As we head into the last full week of the season, the Sox’ Jose Abreu and Tim Anderson — the latter going for his second consecutive batting title — each has a clear shot at winning his first American League MVP award. The Cubs’ Yu Darvish is at or near the top of the National League’s Cy Young race. The Sox’ Luis Robert and Rick Renteria practically can reach out and touch their AL Rookie of the Year and Manager of the Year awards.
They, and their teams, no doubt share an opinion on the ‘‘legitimacy’’ issue. They probably wouldn’t verbalize it as we will here, but if we may speak for them:
Kiss our asterisks.
What are they supposed to do, apologize? Sixty games might or might not be a definitive sample, but tell that to Darvish, who has rewritten his script — from megamillions bust to master of his domain.

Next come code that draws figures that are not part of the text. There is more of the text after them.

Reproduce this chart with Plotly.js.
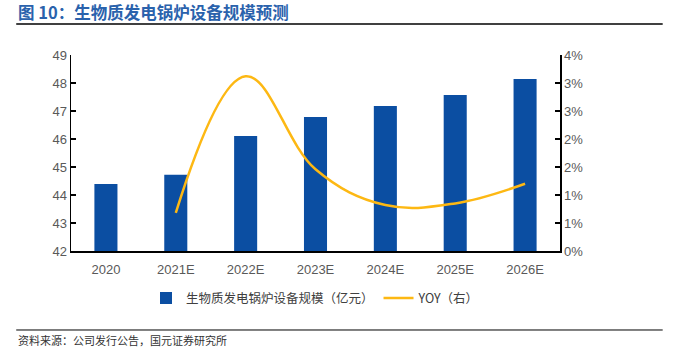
<!DOCTYPE html>
<html>
<head>
<meta charset="utf-8">
<script src="https://cdn.plot.ly/plotly-3.0.1.min.js"></script>
<style>
html,body{margin:0;padding:0;background:#fff;}
#chart{width:675px;height:354px;}
</style>
</head>
<body>
<div id="chart"></div>
<script>
const categories = ['2020', '2021E', '2022E', '2023E', '2024E', '2025E', '2026E'];
const scaleValues = [44.39, 44.72, 46.11, 46.79, 47.18, 47.57, 48.14];
const yoyCategories = ['2021E', '2022E', '2023E', '2024E', '2025E', '2026E'];
const yoyValues = [0.0068, 0.0312, 0.0146, 0.0082, 0.0085, 0.0120];
const leftTicks = [42, 43, 44, 45, 46, 47, 48, 49];
const rightTickVals = [0, 0.005, 0.01, 0.015, 0.02, 0.025, 0.03, 0.035];
const rightTickText = ['0%', '1%', '1%', '2%', '2%', '3%', '3%', '4%'];
const barName = '生物质发电锅炉设备规模（亿元）';
const lineName = 'YOY（右）';
const titleText = '图 10：生物质发电锅炉设备规模预测';
const sourceText = '资料来源：公司发行公告，国元证券研究所';

const tickFont = {family: 'Liberation Sans, Arial, sans-serif', size: 13, color: '#595959'};

const data = [
  {
    type: 'bar', x: categories, y: scaleValues, name: barName,
    marker: {color: '#0B4EA2'}, yaxis: 'y'
  },
  {
    type: 'scatter', mode: 'lines', x: yoyCategories, y: yoyValues, name: lineName,
    line: {color: '#FDB813', width: 2.5, shape: 'spline', smoothing: 1.1}, yaxis: 'y2'
  }
];

const layout = {
  width: 675, height: 354,
  margin: {l: 71, r: 115, t: 55, b: 103},
  paper_bgcolor: '#fff', plot_bgcolor: '#fff',
  bargap: 0.67,
  showlegend: true,
  legend: {
    orientation: 'h', x: 0.5, xanchor: 'center', y: -0.165, yanchor: 'top',
    font: {family: 'Noto Sans CJK SC, sans-serif', size: 12.5, color: '#404040'},
    tracegroupgap: 0
  },
  xaxis: {
    type: 'category', showgrid: false, zeroline: false,
    showline: true, linecolor: '#000', linewidth: 1.5,
    ticks: '', tickfont: tickFont, ticklabelstandoff: 6
  },
  yaxis: {
    range: [42, 49], tickvals: leftTicks, showgrid: false, zeroline: false,
    showline: true, linecolor: '#000', linewidth: 1.5,
    ticks: 'inside', ticklen: 5, tickcolor: '#000', tickwidth: 1.5,
    tickfont: tickFont
  },
  yaxis2: {
    overlaying: 'y', side: 'right', range: [0, 0.035],
    tickvals: rightTickVals, ticktext: rightTickText,
    showgrid: false, zeroline: false,
    showline: true, linecolor: '#000', linewidth: 1.5,
    ticks: 'inside', ticklen: 5, tickcolor: '#000', tickwidth: 1.5,
    tickfont: tickFont
  },
  shapes: [
    {type: 'line', xref: 'paper', yref: 'paper', x0: -0.112, x1: 1.21, y0: 1.158, y1: 1.158, line: {color: '#000', width: 1.5}},
    {type: 'line', xref: 'paper', yref: 'paper', x0: -0.112, x1: 1.21, y0: -0.403, y1: -0.403, line: {color: '#000', width: 1}}
  ],
  annotations: [
    {xref: 'paper', yref: 'paper', x: -0.112, y: 1.219, xanchor: 'left', yanchor: 'middle', showarrow: false,
     text: '<b>' + titleText + '</b>', font: {family: 'Noto Sans CJK SC, sans-serif', size: 16.5, color: '#2A62AC'}},
    {xref: 'paper', yref: 'paper', x: -0.112, y: -0.454, xanchor: 'left', yanchor: 'middle', showarrow: false,
     text: sourceText, font: {family: 'Noto Sans CJK SC, sans-serif', size: 11, color: '#333'}}
  ]
};

Plotly.newPlot('chart', data, layout, {displayModeBar: false, staticPlot: true});
</script>
</body>
</html>
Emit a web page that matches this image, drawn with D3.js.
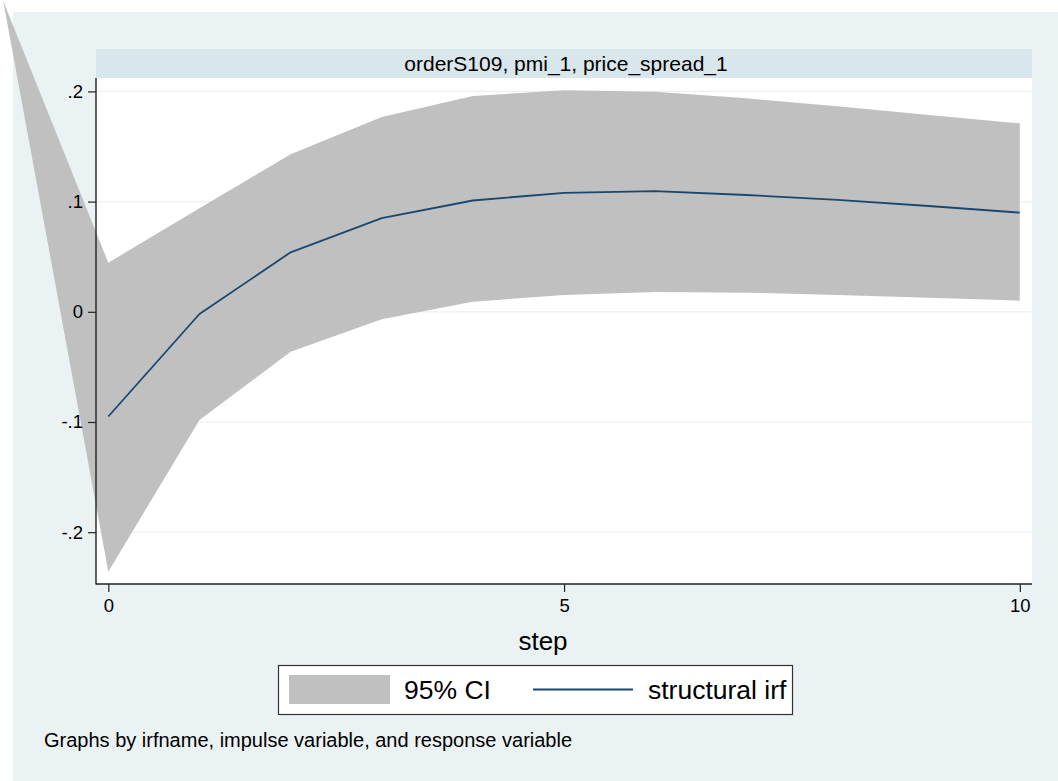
<!DOCTYPE html>
<html>
<head>
<meta charset="utf-8">
<script src="https://cdn.jsdelivr.net/npm/d3@7/dist/d3.min.js"></script>
<style>
  html, body { margin: 0; padding: 0; background: #ffffff; }
  svg { display: block; }
  text { font-family: "Liberation Sans", Arial, Helvetica, sans-serif; fill: #000; }
</style>
</head>
<body>
<svg id="chart" width="1058" height="781"></svg>
<script>
// ---- data ----
const steps = [0, 1, 2, 3, 4, 5, 6, 7, 8, 9, 10];
const irf   = [-0.095, -0.002, 0.054, 0.085, 0.101, 0.108, 0.1095, 0.106, 0.1015, 0.096, 0.090];
const ciUpper = [0.0446, 0.094, 0.143, 0.1768, 0.1958, 0.201, 0.1997, 0.1937, 0.1865, 0.1785, 0.171];
const ciLower = [-0.2358, -0.0982, -0.0362, -0.0068, 0.0092, 0.0152, 0.018, 0.0174, 0.0152, 0.0128, 0.0101];
// stray vertex of the CI polygon as it appears in the reference (outside the plot, top-left)
const ciStray = [{ step: -1.153, value: 0.282 }];
const yTicks = [-0.2, -0.1, 0, 0.1, 0.2];
const yTickLabels = ["-.2", "-.1", "0", ".1", ".2"];
const xTicks = [0, 5, 10];
const xTickLabels = ["0", "5", "10"];
const panelTitle = "orderS109, pmi_1, price_spread_1";
const xTitle = "step";
const legendLabels = ["95% CI", "structural irf"];
const noteText = "Graphs by irfname, impulse variable, and response variable";

// ---- layout ----
const W = 1058, H = 781;
const plot = { left: 96, right: 1032, top: 78, bottom: 584 };
const colors = { outer: "#EAF2F3", strip: "#D9E6EB", ci: "#C0C0C0", line: "#1A476F", grid: "#EAF2F3", axis: "#222222" };

const svg = d3.select("#chart");

const x = d3.scaleLinear().domain([0, 10]).range([108.3, 1019.8]);
const y = d3.scaleLinear().domain([0, 0.1]).range([311.8, 201.6]);

// outer background
svg.append("rect").attr("x", 13).attr("y", 12).attr("width", W - 13).attr("height", H - 12).attr("fill", colors.outer);

// header strip
svg.append("rect").attr("x", plot.left).attr("y", 49).attr("width", plot.right - plot.left).attr("height", plot.top - 49).attr("fill", colors.strip);
svg.append("text").attr("x", (plot.left + plot.right) / 2 + 2).attr("y", 70.5)
  .attr("text-anchor", "middle").style("font-size", "21px").text(panelTitle);

// plot region
svg.append("rect").attr("x", plot.left).attr("y", plot.top).attr("width", plot.right - plot.left).attr("height", plot.bottom - plot.top).attr("fill", "#ffffff");

// gridlines
svg.append("g").selectAll("line").data(yTicks).join("line")
  .attr("x1", plot.left).attr("x2", plot.right)
  .attr("y1", d => y(d)).attr("y2", d => y(d))
  .attr("stroke", colors.grid).attr("stroke-width", 1.2);

// CI polygon
const ptsUpper = steps.map((s, i) => [x(s), y(ciUpper[i])]);
const ptsLower = steps.map((s, i) => [x(s), y(ciLower[i])]).reverse();
const ptsStray = ciStray.map(d => [x(d.step), y(d.value)]);
const poly = ptsUpper.concat(ptsLower, ptsStray);
svg.append("path").attr("d", d3.line()(poly) + "Z").attr("fill", colors.ci).attr("stroke", "none");

// irf line
svg.append("path")
  .attr("d", d3.line().x((s) => x(s)).y((s, i) => y(irf[i]))(steps))
  .attr("fill", "none").attr("stroke", colors.line).attr("stroke-width", 1.8).attr("stroke-linejoin", "round");

// axes
const yAxis = d3.axisLeft(y).tickValues(yTicks).tickFormat((d, i) => yTickLabels[i]).tickSize(8).tickPadding(5);
const gy = svg.append("g").attr("transform", `translate(${plot.left},0)`).call(yAxis);
gy.select(".domain").remove();
gy.selectAll(".tick line").attr("stroke", colors.axis).attr("stroke-width", 1.2);
gy.selectAll(".tick text").style("font-size", "18.5px").attr("fill", "#000").attr("font-family", null);

const xAxis = d3.axisBottom(x).tickValues(xTicks).tickFormat((d, i) => xTickLabels[i]).tickSize(8).tickPadding(7);
const gx = svg.append("g").attr("transform", `translate(0,${plot.bottom})`).call(xAxis);
gx.select(".domain").remove();
gx.selectAll(".tick line").attr("stroke", colors.axis).attr("stroke-width", 1.2);
gx.selectAll(".tick text").style("font-size", "18.5px").attr("fill", "#000").attr("font-family", null);

svg.append("line").attr("x1", plot.left).attr("x2", plot.left).attr("y1", plot.top).attr("y2", plot.bottom + 0.6)
  .attr("stroke", colors.axis).attr("stroke-width", 1.4);
svg.append("line").attr("x1", plot.left).attr("x2", plot.right).attr("y1", plot.bottom).attr("y2", plot.bottom)
  .attr("stroke", colors.axis).attr("stroke-width", 1.4);

// x title
svg.append("text").attr("x", 543).attr("y", 650)
  .attr("text-anchor", "middle").style("font-size", "26px").text(xTitle);

// legend
const leg = svg.append("g");
leg.append("rect").attr("x", 278.5).attr("y", 665.5).attr("width", 514).attr("height", 49)
  .attr("fill", "#ffffff").attr("stroke", "#333").attr("stroke-width", 1.2);
leg.append("rect").attr("x", 289).attr("y", 675).attr("width", 101).attr("height", 29).attr("fill", colors.ci);
leg.append("text").attr("x", 404).attr("y", 699).style("font-size", "26.5px").text(legendLabels[0]);
leg.append("line").attr("x1", 533).attr("x2", 633).attr("y1", 689.5).attr("y2", 689.5).attr("stroke", colors.line).attr("stroke-width", 1.8);
leg.append("text").attr("x", 648).attr("y", 699).style("font-size", "26.5px").text(legendLabels[1]);

// note
svg.append("text").attr("x", 44).attr("y", 747).style("font-size", "20px").text(noteText);
</script>
</body>
</html>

Tell it to Sox pitcher Lucas Giolito, who, like Darvish, has cemented himself as an ace. Tell it to Abreu, who has made a mockery of the idea that his team might not have re-signed him after his sixth season. Tell it to Eloy Jimenez, who has ascended from rough-around-theedges to rock star. Tell it to Robert, whose swing-and-miss ways are nothing in the grand scheme of his jaw-dropping ability. Tell it to young pitchers Dylan Cease and Dane Dunning, who keep rising to the moment.
Tell it to Cubs center fielder Ian Happ, who has moved to the front of the line in a lineup that desperately needed his kind of help. Tell it to Jason Heyward, whose gaudy contract isn’t an issue anymore. Tell it to out-of-nowhere Alec Mills, who has held down a spot in the rotation as reliably as Jose Quintana or Tyler Chatwood would have. Tell it to rookie manager David Ross, who has been good enough that nobody’s talking about Joe Maddon.
Tell it to big-money free agent Dallas Keuchel, who looks like a master stroke for the Sox, and to tiny-money free agent Jeremy Jeffress, who has been a steal for the Cubs. Tell it to Sox closer Alex Colome, who continues to solidify himself as one of the finest at his craft, and to Cubs supposed-tobe closer Craig Kimbrel, who has had just enough time in this short season to work himself out of the woods with an outstanding — though he isn’t closing — September.
That’s a whole lot of ‘‘tell it tos.’’ Sorry if we went overboard. But you know what? Baseball in Chicago for the last couple of months has been a hell of a good time. We’ve learned some things, too, along the way — enough for us to say, again speaking for this pair of teams headed for the postseason: Kiss our asterisks.